E dietro “il paravento” viene invece respinto il popolo napoletano, che non potendo abitare nella zona risanata poiché le pigioni sono troppo alte, finisce per concentrarsi ulteriormente nei quartieri più degradati ed insalubri, dove prosperano soltanto il vizio ed il delitto.

...e vi stupite delle statistiche dell'onta, del delitto, a Napoli, quando dimenticate che non vi sono scuole, che invano qualche anima buona di assessore grida, perché se ne aprano delle altre, mentre il goffissimo progetto del quartiere della bruttezza, a Santa Lucia, chiede un milione e duecentomila lire, poiché ciò fa comodo a un assessore qualunque! Non vi sono scuole, a Napoli, e questi cattolici che sono al Municipio di Napoli, non si vergognano di far perdurare questa cosa infame, che è l'analfabetismo, di cui tutti arrossiamo...

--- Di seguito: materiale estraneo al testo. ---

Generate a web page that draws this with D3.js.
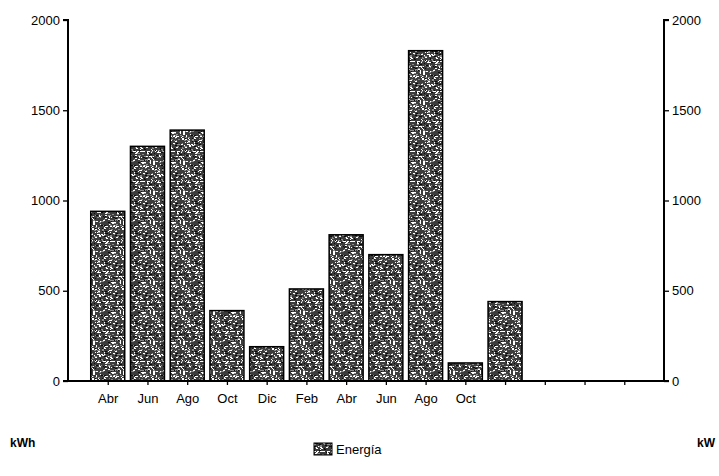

Fa un certo effetto pensare che, solo qualche settimana fa, un altro scrittore sensibile auspicava l'arrivo di un esercito di professori per arginare il fenomeno, che da alcuni giorni aveva guadagnato “gli onori della cronaca”, della delinquenza minorile...Scopriamo, allora, quando “Il ventre di Napoli” è stato “effettivamente” scritto..

Questo libro è stato scritto in tre epoche diverse.
La prima parte, nel 1884, quando in un paese lontano, mi giungeva da Napoli tutto il senso di orrore, di terrore, di pietà, per il flagello che l'attraversava, seminando il morbo e la morte: e il dolore, l'ansia, l'affanno che dominano, in chi scrive, ogni cura, d'arte, dicano quanto dovette soffrire profondamente, allora, il mio cuore di napoletana.
La seconda parte, è scritta venti anni dopo, cioè solo due anni fa, e si riannoda alla prima, con un sentimento più tranquillo, ma, ahimè, più sfiduciato, più scettico che un miglior avvenire sociale e civile, possa esser mai assicurato al popolo napoletano, di cui chi scrive si onora e si gloria di esser fraterna emanazione.
La terza parte è di ieri, è di oggi: né io debbo chiarirla, poiché essa è come le altre: espressione di un cuore sincero, di un'anima sincera: espressione tenera e dolente: espressione nostalgica e triste di un ideale di giustizia e di pietà, che discenda sovra il popolo napoletano e lo elevi o lo esalti!